Infolge der Auslöschung der jüdischen Gemeinschaft in Forst durch das NS-Regime gab es auch keine jüdischen Beerdigungen mehr. Der jüdische Friedhof in Berge wurde nun „arisiert“. Am 25. Februar 1944 kaufte ihn die Stadt Forst für 1.300 Reichsmark vom Oberfinanzpräsidenten Berlin-Brandenburgs, der sich als Verwalter des „herrenlosen“ jüdischen Vermögens verstand.
Im Ergebnis der Kapitulation NS-Deutschlands wurde Berge und damit der jüdische Friedhof der Synagogengemeinde zu Forst Teil der Republik Polen. Noch im gleichen Jahr erfolgte die Umbenennung des Ortes in Zasieki. Der verwaiste jüdische Friedhof blieb bis Ende der 1980er Jahre weitestgehend sich selbst überlassen.
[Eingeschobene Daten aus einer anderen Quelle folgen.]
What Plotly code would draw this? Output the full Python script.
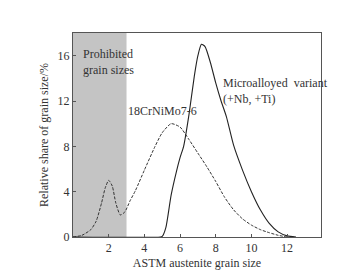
import plotly.graph_objects as go

# 18CrNiMo7-6 (dashed)
x_ref = [0, 0.5, 1.0, 1.3, 1.6, 1.8, 2.0, 2.2, 2.4, 2.65, 2.9, 3.2, 3.5, 4.0, 4.6, 5.0, 5.5, 6.0, 6.5, 7.0, 7.5, 8.0, 8.5, 9.0, 9.5, 10.0, 10.5, 11.0, 11.5, 12.0]
y_ref = [0, 0.15, 0.65, 1.4, 3.0, 4.3, 5.0, 4.5, 3.0, 1.95, 2.2, 3.2, 4.1, 5.9, 8.0, 9.2, 10.0, 9.7, 8.6, 7.4, 6.2, 4.9, 3.5, 2.4, 1.6, 1.05, 0.65, 0.38, 0.15, 0.0]

# Microalloyed variant (solid)
x_micro = [0, 4.9, 5.0, 5.2, 5.5, 5.8, 6.0, 6.2, 6.5, 6.8, 7.0, 7.2, 7.4, 7.7, 8.0, 8.3, 8.6, 9.0, 9.5, 10.0, 10.5, 11.0, 11.5, 12.0, 12.5]
y_micro = [0, 0, 0.05, 0.8, 3.7, 5.8, 7.0, 8.0, 10.8, 14.2, 16.0, 17.0, 16.8, 15.4, 13.6, 12.0, 10.6, 8.1, 5.9, 4.0, 2.4, 1.2, 0.45, 0.1, 0]

x_ticks = [2, 4, 6, 8, 10, 12]
y_ticks = [0, 4, 8, 12, 16]
prohibited = [0, 3]

font = "Liberation Serif"
fc = "#333333"

fig = go.Figure()
fig.add_vrect(x0=prohibited[0], x1=prohibited[1], fillcolor="#c4c4c4", opacity=1, line_width=0, layer="below")
fig.add_trace(go.Scatter(x=x_ref, y=y_ref, mode="lines", line=dict(color="#333", width=1, dash="3px,1.5px", shape="spline", smoothing=0.6), showlegend=False))
fig.add_trace(go.Scatter(x=x_micro, y=y_micro, mode="lines", line=dict(color="#222", width=1.1, shape="spline", smoothing=0.6), showlegend=False))

fig.add_annotation(x=0.45, y=16.9, text="Prohibited<br>grain sizes", showarrow=False, xanchor="left", yanchor="top", align="left", font=dict(size=12, color=fc, family=font))
fig.add_annotation(x=2.95, y=10.3, text="18CrNiMo7-6", showarrow=False, xanchor="left", yanchor="bottom", font=dict(size=12, color=fc, family=font))
fig.add_annotation(x=8.3, y=14.4, text="Microalloyed&nbsp;&nbsp;variant<br>(+Nb, +Ti)", showarrow=False, xanchor="left", yanchor="top", align="left", font=dict(size=12, color=fc, family=font))

axis_common = dict(showgrid=False, zeroline=False, showline=True, mirror=True, linecolor="#555", linewidth=1, automargin=False,
                   ticks="inside", ticklen=3, tickcolor="#555", tickfont=dict(size=12, color=fc, family=font))
fig.update_xaxes(range=[0, 13.9], tickvals=x_ticks, title=dict(text="ASTM austenite grain size", font=dict(size=12, color=fc, family=font), standoff=4), **axis_common)
fig.update_yaxes(range=[0, 18], tickvals=y_ticks, title=dict(text="Relative share of grain size/%", font=dict(size=12, color=fc, family=font), standoff=6), **axis_common)

fig.update_layout(width=347, height=270, margin=dict(l=65, r=34, t=25, b=41, autoexpand=False),
                  plot_bgcolor="white", paper_bgcolor="white", font=dict(family=font))
fig.write_html("out.html")
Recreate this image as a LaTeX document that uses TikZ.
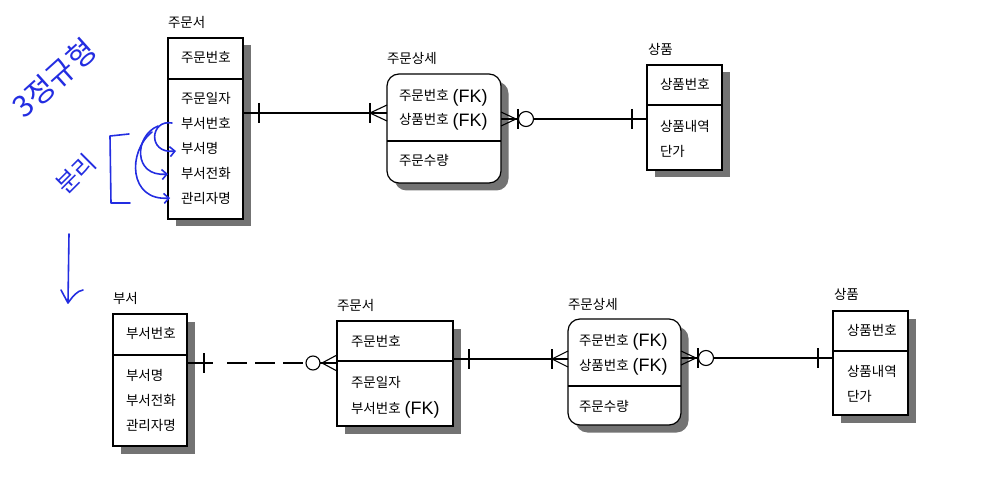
\documentclass[tikz,border=0pt]{standalone}
\usepackage{fontspec}
\newfontfamily\kr{Noto Sans CJK KR}
\newfontfamily\fkfont{Liberation Sans}
\usetikzlibrary{shadows,arrows.meta}
\definecolor{ink}{RGB}{35,45,225}
\definecolor{shade}{gray}{0.45}
\newcommand\fkmark{\hspace{4pt}{\fkfont\fontsize{18}{19}\selectfont\raisebox{-1.2pt}{(FK)}}}
\begin{document}
\begin{tikzpicture}[x=1pt,y=-1pt,
  every node/.style={inner sep=0pt, outer sep=0pt},
  entity/.style={draw, line width=1.2pt, fill=white, anchor=north west,
    drop shadow={shadow xshift=7.5pt, shadow yshift=-7.5pt, fill=shade, opacity=1}},
  relbox/.style={entity, rounded corners=12pt},
  txt/.style={anchor=base west, font=\kr\fontsize{13.5}{16}\selectfont},
  divider/.style={line width=1.2pt},
  link/.style={line width=1.1pt},
  hand/.style={ink, line width=1.6pt, line cap=round, line join=round},
  handtxt/.style={ink, font=\kr\fontsize{30}{32}\selectfont},
  barb/.style={-{Straight Barb[length=5pt,width=10pt]}}
]
\useasboundingbox (0,0) rectangle (985,489);

% ---------- before: single order table ----------
\node[entity, minimum width=75pt, minimum height=181pt] (ordA) at (168,38) {};
\draw[divider] ([yshift=-41pt]ordA.north west) -- ([yshift=-41pt]ordA.north east);
\node[txt] (ordAt) at (168,28) {주문서};
\node[txt] (ordA1) at (181,63) {주문번호};
\node[txt] (ordA2) at (181,104) {주문일자};
\node[txt] (ordA3) at (181,129) {부서번호};
\node[txt] (ordA4) at (181,154) {부서명};
\node[txt] (ordA5) at (181,179) {부서전화};
\node[txt] (ordA6) at (181,204) {관리자명};

\node[relbox, minimum width=114pt, minimum height=109pt] (detA) at (387,74) {};
\draw[divider] ([yshift=-67pt]detA.north west) -- ([yshift=-67pt]detA.north east);
\node[txt] (detAt) at (387,64) {주문상세};
\node[txt] (detA1) at (399,101) {주문번호\fkmark};
\node[txt] (detA2) at (399,125) {상품번호\fkmark};
\node[txt] (detA3) at (399,166) {주문수량};

\node[entity, minimum width=75pt, minimum height=105pt] (prodA) at (647,65) {};
\draw[divider] ([yshift=-40pt]prodA.north west) -- ([yshift=-40pt]prodA.north east);
\node[txt] (prodAt) at (648,55) {상품};
\node[txt] (prodA1) at (660,90) {상품번호};
\node[txt] (prodA2) at (660,132) {상품내역};
\node[txt] (prodA3) at (660,157) {단가};

% order -> order detail
\coordinate (rowA1) at (0,113);
\coordinate (sA1) at (ordA.east |- rowA1);
\coordinate (eA1) at (detA.west |- rowA1);
\draw[link] (sA1) -- (eA1);
\draw[link] ([shift={(16,-10)}]sA1) -- ([shift={(16,10)}]sA1);
\draw[link] ([shift={(-17,-10)}]eA1) -- ([shift={(-17,10)}]eA1);
\draw[link] ([shift={(0,-8)}]eA1) -- ([shift={(-17,0)}]eA1) -- ([shift={(0,8)}]eA1);

% order detail -> product
\coordinate (rowA2) at (0,119);
\coordinate (sA2) at (detA.east |- rowA2);
\coordinate (eA2) at (prodA.west |- rowA2);
\draw[link] (sA2) -- (eA2);
\draw[link] ([shift={(0,-7)}]sA2) -- ([shift={(15,0)}]sA2) -- ([shift={(0,7)}]sA2);
\draw[link] ([shift={(17,-10)}]sA2) -- ([shift={(17,10)}]sA2);
\draw[link, fill=white] ([shift={(25,0)}]sA2) circle[radius=7.5pt];
\draw[link] ([shift={(-15,-10)}]eA2) -- ([shift={(-15,10)}]eA2);

% ---------- after: department split out ----------
\node[entity, minimum width=74pt, minimum height=132pt] (dept) at (113,314) {};
\draw[divider] ([yshift=-41pt]dept.north west) -- ([yshift=-41pt]dept.north east);
\node[txt] (deptt) at (113,303) {부서};
\node[txt] (dept1) at (126,338) {부서번호};
\node[txt] (dept2) at (126,380) {부서명};
\node[txt] (dept3) at (126,405) {부서전화};
\node[txt] (dept4) at (126,430) {관리자명};

\node[entity, minimum width=116pt, minimum height=105pt] (ordB) at (337,321) {};
\draw[divider] ([yshift=-40pt]ordB.north west) -- ([yshift=-40pt]ordB.north east);
\node[txt] (ordBt) at (337,310) {주문서};
\node[txt] (ordB1) at (351,346) {주문번호};
\node[txt] (ordB2) at (351,387) {주문일자};
\node[txt] (ordB3) at (351,413) {부서번호\fkmark};

\node[relbox, minimum width=113pt, minimum height=106pt] (detB) at (568,319) {};
\draw[divider] ([yshift=-67pt]detB.north west) -- ([yshift=-67pt]detB.north east);
\node[txt] (detBt) at (568,309) {주문상세};
\node[txt] (detB1) at (579,345) {주문번호\fkmark};
\node[txt] (detB2) at (579,370) {상품번호\fkmark};
\node[txt] (detB3) at (579,411) {주문수량};

\node[entity, minimum width=75pt, minimum height=104pt] (prodB) at (833,311) {};
\draw[divider] ([yshift=-40pt]prodB.north west) -- ([yshift=-40pt]prodB.north east);
\node[txt] (prodBt) at (834,299) {상품};
\node[txt] (prodB1) at (847,335) {상품번호};
\node[txt] (prodB2) at (847,376) {상품내역};
\node[txt] (prodB3) at (847,401) {단가};

% department -> order (non-identifying, dashed)
\coordinate (rowB1) at (0,363);
\coordinate (sB1) at (dept.east |- rowB1);
\coordinate (eB1) at (ordB.west |- rowB1);
\draw[link] (sB1) -- ([xshift=26pt]sB1);
\draw[link, dash pattern=on 20pt off 8pt] ([xshift=40pt]sB1) -- ([xshift=116pt]sB1);
\draw[link] ([shift={(17,-10)}]sB1) -- ([shift={(17,10)}]sB1);
\draw[link] ([shift={(-17,0)}]eB1) -- (eB1);
\draw[link] ([shift={(0,-8)}]eB1) -- ([shift={(-15,0)}]eB1) -- ([shift={(0,8)}]eB1);
\draw[link, fill=white] ([shift={(-24,0)}]eB1) circle[radius=7pt];

% order -> order detail
\coordinate (rowB2) at (0,359);
\coordinate (sB2) at (ordB.east |- rowB2);
\coordinate (eB2) at (detB.west |- rowB2);
\draw[link] (sB2) -- (eB2);
\draw[link] ([shift={(16,-10)}]sB2) -- ([shift={(16,10)}]sB2);
\draw[link] ([shift={(-16,-10)}]eB2) -- ([shift={(-16,10)}]eB2);
\draw[link] ([shift={(0,-8)}]eB2) -- ([shift={(-16,0)}]eB2) -- ([shift={(0,8)}]eB2);

% order detail -> product
\coordinate (rowB3) at (0,358);
\coordinate (sB3) at (detB.east |- rowB3);
\coordinate (eB3) at (prodB.west |- rowB3);
\draw[link] (sB3) -- (eB3);
\draw[link] ([shift={(0,-7)}]sB3) -- ([shift={(15,0)}]sB3) -- ([shift={(0,7)}]sB3);
\draw[link] ([shift={(17,-10)}]sB3) -- ([shift={(17,10)}]sB3);
\draw[link, fill=white] ([shift={(25,0)}]sB3) circle[radius=7.5pt];
\draw[link] ([shift={(-15,-10)}]eB3) -- ([shift={(-15,10)}]eB3);

% ---------- pen notes ----------
\node[handtxt, rotate=42] (noteA) at (54,78) {3정규형};
\node[ink, font=\kr\fontsize{24}{26}\selectfont, rotate=45] (noteB) at (76,174) {분리};
\draw[hand] (129,134) -- (110,136) -- (111,203) -- (130,203);
\draw[hand, barb] (172,123) .. controls (150,119) and (147,154) .. (176,151);
\draw[hand, barb] (158,126) .. controls (134,136) and (133,177) .. (168,174);
\draw[hand, barb] (152,132) .. controls (127,152) and (129,201) .. (170,198);
\draw[hand] (69,234) -- (68,302);
\draw[hand] (61,290) -- (68,303) .. controls (73,296) and (77,291) .. (83,290);
\end{tikzpicture}
\end{document}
Im Rahmen der 1988 stattfindenden Gedenkveranstaltungen aus Anlass des 50. Jahrestages der Pogromnacht übernahm der damalige Forster Jugendpfarrer Ingolf Kschenka die Patenschaft für diesen Friedhof. Mit Unterstützung eines breiten Bündnisses organisierte er 1991 ein Sommercamp mit polnischen und deutschen Jugendlichen, um den Friedhof in einen würdigen Zustand zu versetzen und mit der Dokumentation seines Bestandes zu beginnen. 1992 folgte im Rahmen eines Einsatzes von Aktion Sühnezeichen abschließend die Reparatur des Friedhofszaunes. 2007 war der Friedhof wieder in einem sehr schlechten Zustand. Auf Initiative der evangelischen Kirche beseitigten Jugendliche aus Forst und aus der israelischen Stadt Lod abermals die Schäden. Während einer Gedenkveranstaltung im Jahr 2008 mit deutschen, israelischen und polnischen Schülern wurden zwei Gedenktafeln am Friedhof eingeweiht, die ein in Zasieki lebender Schmied angefertigt hatte.
Dieser symbolische Akt und die darin zum Ausdruck kommende Sensibilisierung für die Bewahrung dieses besonderen Kulturerbes konnte jedoch nicht verhindern, dass der Friedhof in der Folgezeit weitere Male geschändet wurde.